__Exercise instructions__
Your task is to retype, word for word, the lines from the start of the data through the line holding "const aCenterEnd = 9.46;". Do not include the pictures.

__Data block__

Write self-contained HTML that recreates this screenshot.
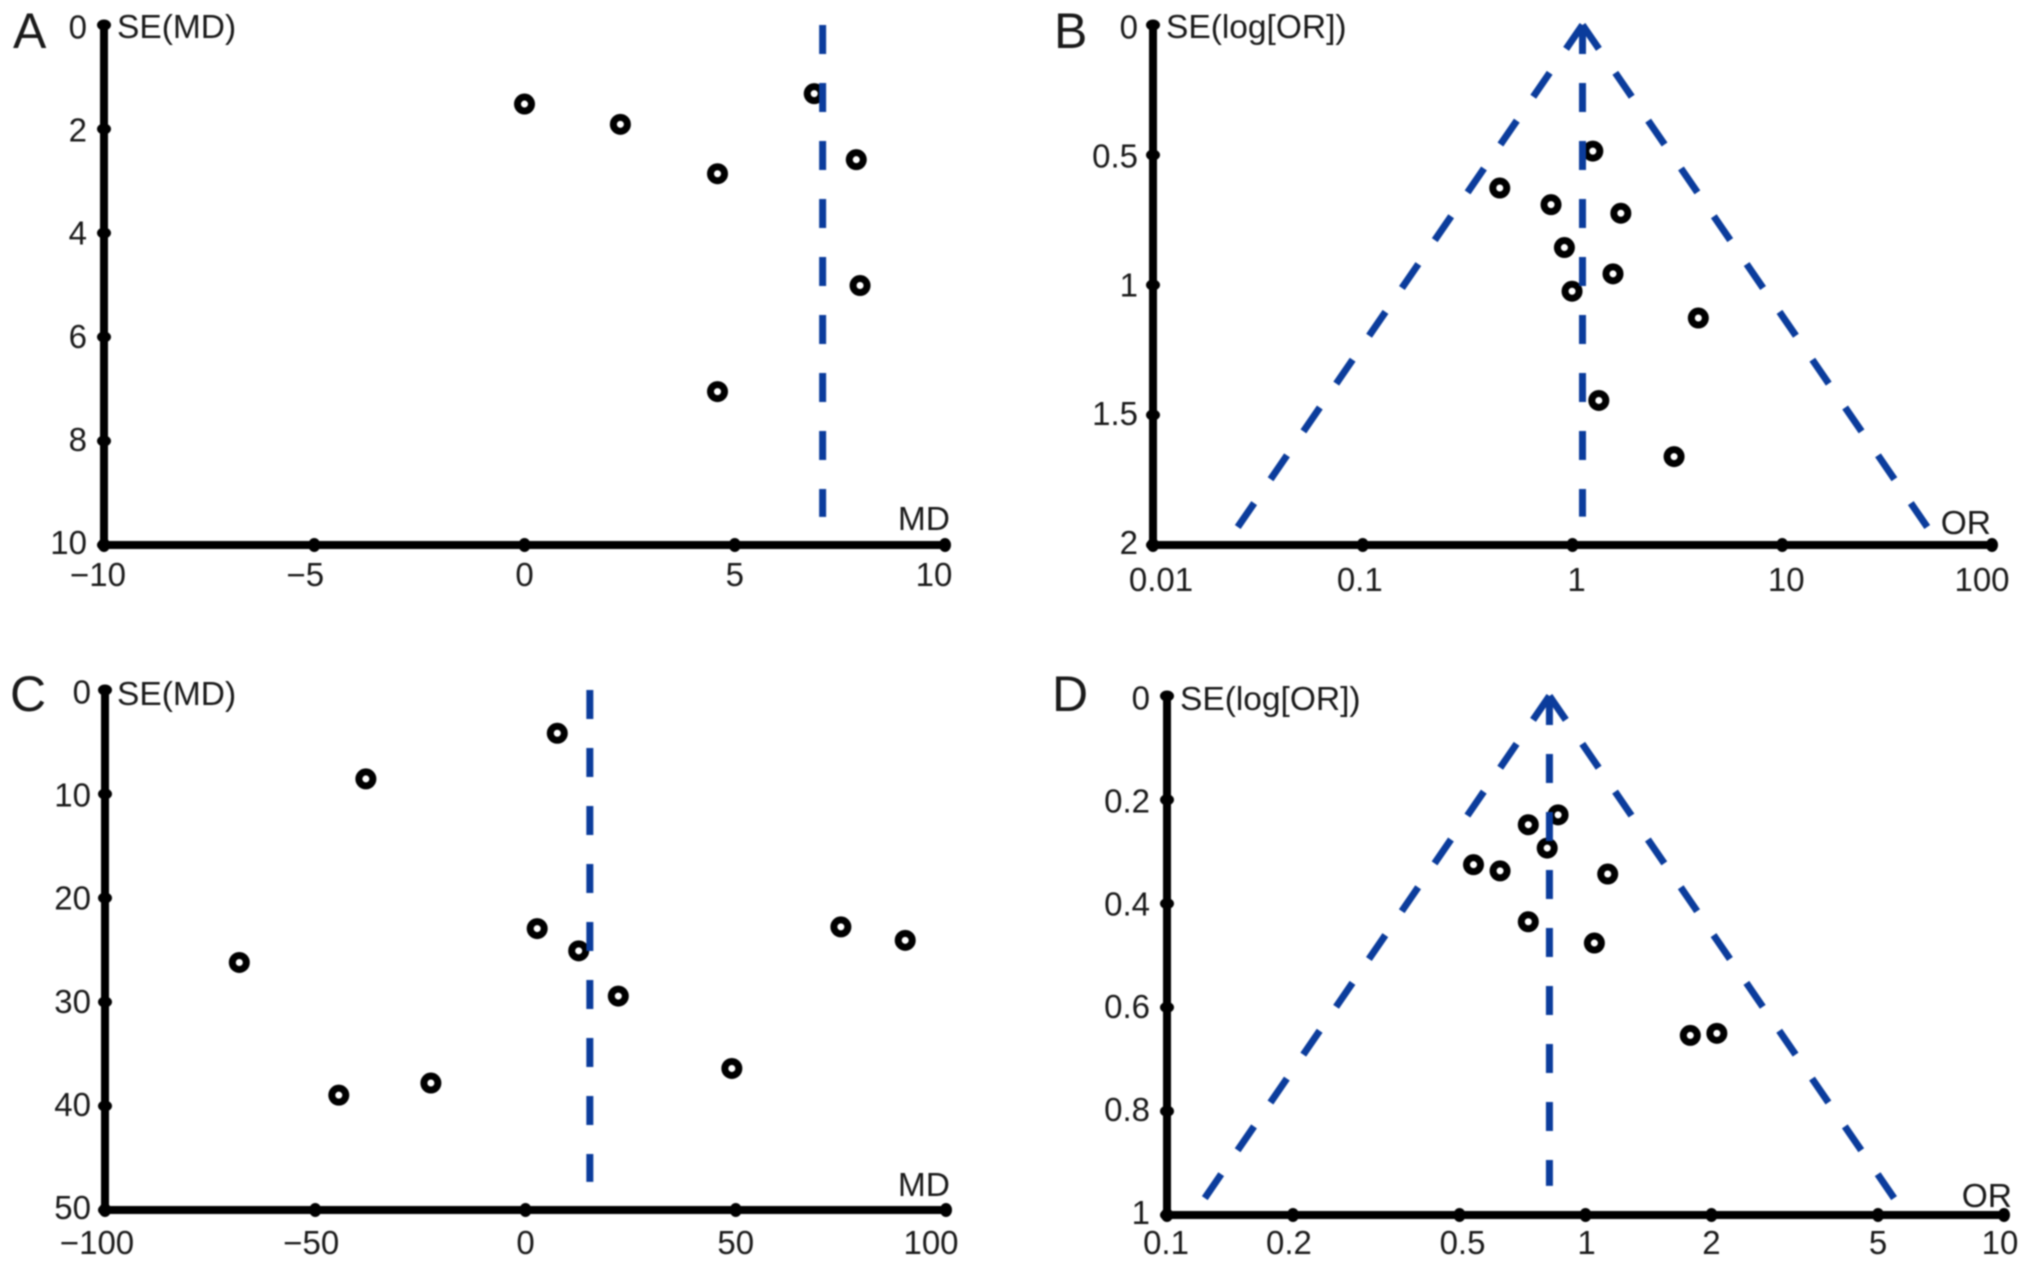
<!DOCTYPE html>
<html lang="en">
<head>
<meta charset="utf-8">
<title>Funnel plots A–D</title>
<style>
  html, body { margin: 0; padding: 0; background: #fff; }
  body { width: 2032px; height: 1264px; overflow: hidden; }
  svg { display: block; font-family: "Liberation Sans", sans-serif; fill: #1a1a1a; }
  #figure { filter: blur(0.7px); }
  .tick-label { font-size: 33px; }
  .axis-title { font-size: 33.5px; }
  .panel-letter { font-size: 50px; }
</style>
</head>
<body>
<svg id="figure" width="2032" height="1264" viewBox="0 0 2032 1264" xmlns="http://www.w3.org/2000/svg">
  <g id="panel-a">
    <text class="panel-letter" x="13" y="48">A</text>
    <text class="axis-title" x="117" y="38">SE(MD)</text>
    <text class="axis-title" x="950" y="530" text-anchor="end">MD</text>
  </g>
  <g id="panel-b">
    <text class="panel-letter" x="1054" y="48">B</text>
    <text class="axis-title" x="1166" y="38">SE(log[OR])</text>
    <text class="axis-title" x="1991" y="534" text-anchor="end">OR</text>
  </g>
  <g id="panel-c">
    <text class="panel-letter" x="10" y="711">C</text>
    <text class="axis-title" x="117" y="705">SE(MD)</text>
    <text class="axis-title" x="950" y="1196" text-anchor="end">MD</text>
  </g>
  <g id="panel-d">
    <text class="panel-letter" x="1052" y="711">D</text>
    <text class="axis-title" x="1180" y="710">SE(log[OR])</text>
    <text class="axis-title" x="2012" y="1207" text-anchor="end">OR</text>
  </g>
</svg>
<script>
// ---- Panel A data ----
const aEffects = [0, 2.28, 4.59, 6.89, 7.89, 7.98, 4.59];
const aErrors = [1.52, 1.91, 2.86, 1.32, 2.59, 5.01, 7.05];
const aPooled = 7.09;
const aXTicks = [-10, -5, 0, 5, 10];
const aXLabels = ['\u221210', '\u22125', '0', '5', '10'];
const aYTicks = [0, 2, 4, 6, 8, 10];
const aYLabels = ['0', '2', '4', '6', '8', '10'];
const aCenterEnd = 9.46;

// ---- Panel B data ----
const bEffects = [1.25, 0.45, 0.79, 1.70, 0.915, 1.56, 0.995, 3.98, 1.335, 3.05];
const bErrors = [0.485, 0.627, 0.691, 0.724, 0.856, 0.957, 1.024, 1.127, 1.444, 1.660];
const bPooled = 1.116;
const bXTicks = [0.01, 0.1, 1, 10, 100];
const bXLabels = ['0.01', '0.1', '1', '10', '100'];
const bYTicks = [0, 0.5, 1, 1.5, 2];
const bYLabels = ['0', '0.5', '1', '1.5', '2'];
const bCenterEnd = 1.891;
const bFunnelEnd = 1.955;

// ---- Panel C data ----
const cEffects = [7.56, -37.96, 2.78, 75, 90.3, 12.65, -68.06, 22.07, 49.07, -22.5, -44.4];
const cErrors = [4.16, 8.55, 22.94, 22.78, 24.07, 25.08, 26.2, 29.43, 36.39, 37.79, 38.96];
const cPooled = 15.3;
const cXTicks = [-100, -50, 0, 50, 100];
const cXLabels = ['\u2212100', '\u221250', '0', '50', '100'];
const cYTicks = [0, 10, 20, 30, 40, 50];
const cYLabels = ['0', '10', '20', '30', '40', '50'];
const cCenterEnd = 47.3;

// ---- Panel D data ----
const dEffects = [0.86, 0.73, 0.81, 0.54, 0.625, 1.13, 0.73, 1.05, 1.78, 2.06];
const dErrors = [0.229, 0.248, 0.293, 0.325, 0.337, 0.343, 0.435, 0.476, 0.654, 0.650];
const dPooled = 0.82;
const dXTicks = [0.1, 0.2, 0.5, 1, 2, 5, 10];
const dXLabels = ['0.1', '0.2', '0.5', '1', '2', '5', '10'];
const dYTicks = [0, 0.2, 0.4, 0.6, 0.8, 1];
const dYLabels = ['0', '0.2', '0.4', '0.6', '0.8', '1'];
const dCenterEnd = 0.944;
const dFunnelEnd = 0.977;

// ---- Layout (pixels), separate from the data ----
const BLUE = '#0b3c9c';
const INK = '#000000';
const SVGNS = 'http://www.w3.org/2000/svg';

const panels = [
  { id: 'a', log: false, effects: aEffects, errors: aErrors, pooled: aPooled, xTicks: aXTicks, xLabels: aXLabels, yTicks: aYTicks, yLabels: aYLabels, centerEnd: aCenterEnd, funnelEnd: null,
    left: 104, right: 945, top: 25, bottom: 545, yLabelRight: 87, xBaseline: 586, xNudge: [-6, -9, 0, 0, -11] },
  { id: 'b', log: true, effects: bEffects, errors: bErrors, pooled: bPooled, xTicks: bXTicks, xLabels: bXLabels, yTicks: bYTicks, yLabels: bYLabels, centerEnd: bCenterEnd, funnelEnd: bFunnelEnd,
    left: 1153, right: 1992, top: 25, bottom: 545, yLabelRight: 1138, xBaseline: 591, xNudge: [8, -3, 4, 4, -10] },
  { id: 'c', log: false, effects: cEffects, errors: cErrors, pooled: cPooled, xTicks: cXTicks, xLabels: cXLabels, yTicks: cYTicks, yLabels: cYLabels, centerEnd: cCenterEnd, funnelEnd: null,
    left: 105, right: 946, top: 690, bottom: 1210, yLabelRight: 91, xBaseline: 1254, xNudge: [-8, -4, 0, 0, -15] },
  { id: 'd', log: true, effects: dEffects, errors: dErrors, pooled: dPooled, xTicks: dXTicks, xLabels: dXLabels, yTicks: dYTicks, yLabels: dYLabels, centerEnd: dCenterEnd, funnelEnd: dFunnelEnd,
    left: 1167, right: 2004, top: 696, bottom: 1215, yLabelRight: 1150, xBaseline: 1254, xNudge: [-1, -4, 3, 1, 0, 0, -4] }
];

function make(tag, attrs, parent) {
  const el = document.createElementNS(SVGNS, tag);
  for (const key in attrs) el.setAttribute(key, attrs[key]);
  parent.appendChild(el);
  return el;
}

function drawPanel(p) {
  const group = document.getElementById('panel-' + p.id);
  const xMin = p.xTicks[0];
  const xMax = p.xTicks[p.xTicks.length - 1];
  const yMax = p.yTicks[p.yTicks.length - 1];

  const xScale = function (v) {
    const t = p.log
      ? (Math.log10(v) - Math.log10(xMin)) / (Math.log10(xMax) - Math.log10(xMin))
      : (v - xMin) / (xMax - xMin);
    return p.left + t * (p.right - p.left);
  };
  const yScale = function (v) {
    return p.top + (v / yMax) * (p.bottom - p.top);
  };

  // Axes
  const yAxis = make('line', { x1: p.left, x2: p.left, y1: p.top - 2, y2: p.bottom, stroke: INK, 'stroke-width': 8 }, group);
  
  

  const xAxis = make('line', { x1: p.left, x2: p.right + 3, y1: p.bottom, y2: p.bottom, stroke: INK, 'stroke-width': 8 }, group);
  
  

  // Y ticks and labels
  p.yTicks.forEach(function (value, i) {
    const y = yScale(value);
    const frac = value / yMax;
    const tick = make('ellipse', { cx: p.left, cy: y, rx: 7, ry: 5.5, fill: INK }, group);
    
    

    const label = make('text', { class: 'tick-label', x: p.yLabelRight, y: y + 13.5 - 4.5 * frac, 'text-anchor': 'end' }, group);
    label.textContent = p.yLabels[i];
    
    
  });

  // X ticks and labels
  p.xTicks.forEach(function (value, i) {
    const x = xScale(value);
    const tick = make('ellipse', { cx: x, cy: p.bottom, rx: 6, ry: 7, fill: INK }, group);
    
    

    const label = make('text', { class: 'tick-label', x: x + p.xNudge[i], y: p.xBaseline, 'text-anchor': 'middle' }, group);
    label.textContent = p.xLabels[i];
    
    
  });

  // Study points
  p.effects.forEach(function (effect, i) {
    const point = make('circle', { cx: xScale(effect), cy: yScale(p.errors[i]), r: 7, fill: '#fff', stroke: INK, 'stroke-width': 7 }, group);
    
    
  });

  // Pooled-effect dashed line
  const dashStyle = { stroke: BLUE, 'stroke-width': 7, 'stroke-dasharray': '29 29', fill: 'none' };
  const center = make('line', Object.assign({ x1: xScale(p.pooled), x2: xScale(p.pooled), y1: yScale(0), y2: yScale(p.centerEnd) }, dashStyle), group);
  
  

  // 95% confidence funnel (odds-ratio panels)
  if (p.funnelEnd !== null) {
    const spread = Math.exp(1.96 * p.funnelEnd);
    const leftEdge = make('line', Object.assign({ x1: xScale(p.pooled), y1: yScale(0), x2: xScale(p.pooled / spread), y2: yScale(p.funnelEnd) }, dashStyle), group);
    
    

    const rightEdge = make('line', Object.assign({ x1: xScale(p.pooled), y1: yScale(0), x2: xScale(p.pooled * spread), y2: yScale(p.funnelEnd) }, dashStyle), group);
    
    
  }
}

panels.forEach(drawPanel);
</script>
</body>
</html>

__Exercise result__
Write self-contained HTML that recreates this screenshot.
<!DOCTYPE html>
<html lang="en">
<head>
<meta charset="utf-8">
<title>Funnel plots A–D</title>
<style>
  html, body { margin: 0; padding: 0; background: #fff; }
  body { width: 2032px; height: 1264px; overflow: hidden; }
  svg { display: block; font-family: "Liberation Sans", sans-serif; fill: #1a1a1a; }
  #figure { filter: blur(0.7px); }
  .tick-label { font-size: 33px; }
  .axis-title { font-size: 33.5px; }
  .panel-letter { font-size: 50px; }
</style>
</head>
<body>
<svg id="figure" width="2032" height="1264" viewBox="0 0 2032 1264" xmlns="http://www.w3.org/2000/svg">
  <g id="panel-a">
    <text class="panel-letter" x="13" y="48">A</text>
    <text class="axis-title" x="117" y="38">SE(MD)</text>
    <text class="axis-title" x="950" y="530" text-anchor="end">MD</text>
  </g>
  <g id="panel-b">
    <text class="panel-letter" x="1054" y="48">B</text>
    <text class="axis-title" x="1166" y="38">SE(log[OR])</text>
    <text class="axis-title" x="1991" y="534" text-anchor="end">OR</text>
  </g>
  <g id="panel-c">
    <text class="panel-letter" x="10" y="711">C</text>
    <text class="axis-title" x="117" y="705">SE(MD)</text>
    <text class="axis-title" x="950" y="1196" text-anchor="end">MD</text>
  </g>
  <g id="panel-d">
    <text class="panel-letter" x="1052" y="711">D</text>
    <text class="axis-title" x="1180" y="710">SE(log[OR])</text>
    <text class="axis-title" x="2012" y="1207" text-anchor="end">OR</text>
  </g>
</svg>
<script>
// ---- Panel A data ----
const aEffects = [0, 2.28, 4.59, 6.89, 7.89, 7.98, 4.59];
const aErrors = [1.52, 1.91, 2.86, 1.32, 2.59, 5.01, 7.05];
const aPooled = 7.09;
const aXTicks = [-10, -5, 0, 5, 10];
const aXLabels = ['\u221210', '\u22125', '0', '5', '10'];
const aYTicks = [0, 2, 4, 6, 8, 10];
const aYLabels = ['0', '2', '4', '6', '8', '10'];
const aCenterEnd = 9.46;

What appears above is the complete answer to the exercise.